### What to do
Will you write out the data exactly, excluding every picture?

### Data block

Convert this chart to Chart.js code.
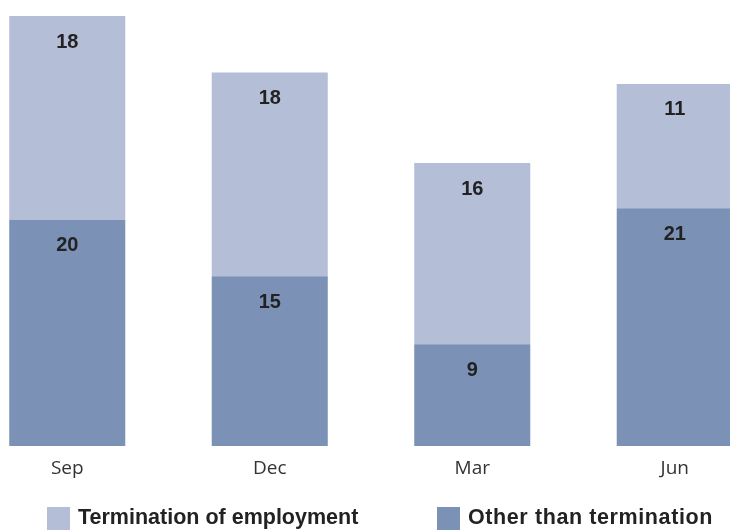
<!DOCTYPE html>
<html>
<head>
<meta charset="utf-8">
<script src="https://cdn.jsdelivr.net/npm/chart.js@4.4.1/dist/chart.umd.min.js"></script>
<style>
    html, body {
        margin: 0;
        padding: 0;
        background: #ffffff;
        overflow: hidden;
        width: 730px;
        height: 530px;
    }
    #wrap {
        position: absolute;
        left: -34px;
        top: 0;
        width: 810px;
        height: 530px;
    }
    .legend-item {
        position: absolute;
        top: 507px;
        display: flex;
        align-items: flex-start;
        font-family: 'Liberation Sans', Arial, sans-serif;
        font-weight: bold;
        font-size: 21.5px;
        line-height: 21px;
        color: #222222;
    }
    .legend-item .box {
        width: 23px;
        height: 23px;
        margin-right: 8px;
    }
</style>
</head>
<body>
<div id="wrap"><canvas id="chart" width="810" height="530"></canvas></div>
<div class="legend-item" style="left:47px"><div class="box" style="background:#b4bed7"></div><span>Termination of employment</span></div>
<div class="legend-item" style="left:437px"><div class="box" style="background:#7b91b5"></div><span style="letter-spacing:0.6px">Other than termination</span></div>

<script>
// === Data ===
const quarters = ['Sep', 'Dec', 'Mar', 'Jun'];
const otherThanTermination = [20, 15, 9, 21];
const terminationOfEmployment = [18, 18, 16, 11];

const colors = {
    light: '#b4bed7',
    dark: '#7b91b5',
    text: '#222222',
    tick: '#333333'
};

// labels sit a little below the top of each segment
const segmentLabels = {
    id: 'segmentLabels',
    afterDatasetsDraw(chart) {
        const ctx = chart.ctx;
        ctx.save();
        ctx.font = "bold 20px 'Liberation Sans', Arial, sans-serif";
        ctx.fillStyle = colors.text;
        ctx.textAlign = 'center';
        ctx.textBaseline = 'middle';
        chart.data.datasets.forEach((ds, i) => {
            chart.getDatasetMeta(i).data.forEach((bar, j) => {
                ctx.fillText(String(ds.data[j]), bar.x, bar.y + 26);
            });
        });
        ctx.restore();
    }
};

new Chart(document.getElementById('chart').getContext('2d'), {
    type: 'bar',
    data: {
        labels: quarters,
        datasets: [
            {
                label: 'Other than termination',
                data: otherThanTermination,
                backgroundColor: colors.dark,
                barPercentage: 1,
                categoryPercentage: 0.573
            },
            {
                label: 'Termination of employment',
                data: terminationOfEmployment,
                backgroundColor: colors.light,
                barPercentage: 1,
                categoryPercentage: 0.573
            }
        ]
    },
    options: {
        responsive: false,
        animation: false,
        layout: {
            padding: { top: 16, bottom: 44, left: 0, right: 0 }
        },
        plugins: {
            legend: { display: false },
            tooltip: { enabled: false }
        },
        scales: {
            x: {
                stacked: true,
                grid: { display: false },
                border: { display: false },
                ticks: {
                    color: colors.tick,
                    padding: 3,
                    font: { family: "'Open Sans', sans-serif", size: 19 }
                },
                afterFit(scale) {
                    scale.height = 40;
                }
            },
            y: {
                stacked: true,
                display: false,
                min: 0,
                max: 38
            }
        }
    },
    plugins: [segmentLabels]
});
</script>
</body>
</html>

### Output
Convert this chart to Chart.js code.
<!DOCTYPE html>
<html>
<head>
<meta charset="utf-8">
<script src="https://cdn.jsdelivr.net/npm/chart.js@4.4.1/dist/chart.umd.min.js"></script>
<style>
    html, body {
        margin: 0;
        padding: 0;
        background: #ffffff;
        overflow: hidden;
        width: 730px;
        height: 530px;
    }
    #wrap {
        position: absolute;
        left: -34px;
        top: 0;
        width: 810px;
        height: 530px;
    }
    .legend-item {
        position: absolute;
        top: 507px;
        display: flex;
        align-items: flex-start;
        font-family: 'Liberation Sans', Arial, sans-serif;
        font-weight: bold;
        font-size: 21.5px;
        line-height: 21px;
        color: #222222;
    }
    .legend-item .box {
        width: 23px;
        height: 23px;
        margin-right: 8px;
    }
</style>
</head>
<body>
<div id="wrap"><canvas id="chart" width="810" height="530"></canvas></div>
<div class="legend-item" style="left:47px"><div class="box" style="background:#b4bed7"></div><span>Termination of employment</span></div>
<div class="legend-item" style="left:437px"><div class="box" style="background:#7b91b5"></div><span style="letter-spacing:0.6px">Other than termination</span></div>

<script>
// === Data ===
const quarters = ['Sep', 'Dec', 'Mar', 'Jun'];
const otherThanTermination = [20, 15, 9, 21];
const terminationOfEmployment = [18, 18, 16, 11];

const colors = {
    light: '#b4bed7',
    dark: '#7b91b5',
    text: '#222222',
    tick: '#333333'
};

// labels sit a little below the top of each segment
const segmentLabels = {
    id: 'segmentLabels',
    afterDatasetsDraw(chart) {
        const ctx = chart.ctx;
        ctx.save();
        ctx.font = "bold 20px 'Liberation Sans', Arial, sans-serif";
        ctx.fillStyle = colors.text;
        ctx.textAlign = 'center';
        ctx.textBaseline = 'middle';
        chart.data.datasets.forEach((ds, i) => {
            chart.getDatasetMeta(i).data.forEach((bar, j) => {
                ctx.fillText(String(ds.data[j]), bar.x, bar.y + 26);
            });
        });
        ctx.restore();
    }
};

new Chart(document.getElementById('chart').getContext('2d'), {
    type: 'bar',
    data: {
        labels: quarters,
        datasets: [
            {
                label: 'Other than termination',
                data: otherThanTermination,
                backgroundColor: colors.dark,
                barPercentage: 1,
                categoryPercentage: 0.573
            },
            {
                label: 'Termination of employment',
                data: terminationOfEmployment,
                backgroundColor: colors.light,
                barPercentage: 1,
                categoryPercentage: 0.573
            }
        ]
    },
    options: {
        responsive: false,
        animation: false,
        layout: {
            padding: { top: 16, bottom: 44, left: 0, right: 0 }
        },
        plugins: {
            legend: { display: false },
            tooltip: { enabled: false }
        },
        scales: {
            x: {
                stacked: true,
                grid: { display: false },
                border: { display: false },
                ticks: {
                    color: colors.tick,
                    padding: 3,
                    font: { family: "'Open Sans', sans-serif", size: 19 }
                },
                afterFit(scale) {
                    scale.height = 40;
                }
            },
            y: {
                stacked: true,
                display: false,
                min: 0,
                max: 38
            }
        }
    },
    plugins: [segmentLabels]
});
</script>
</body>
</html>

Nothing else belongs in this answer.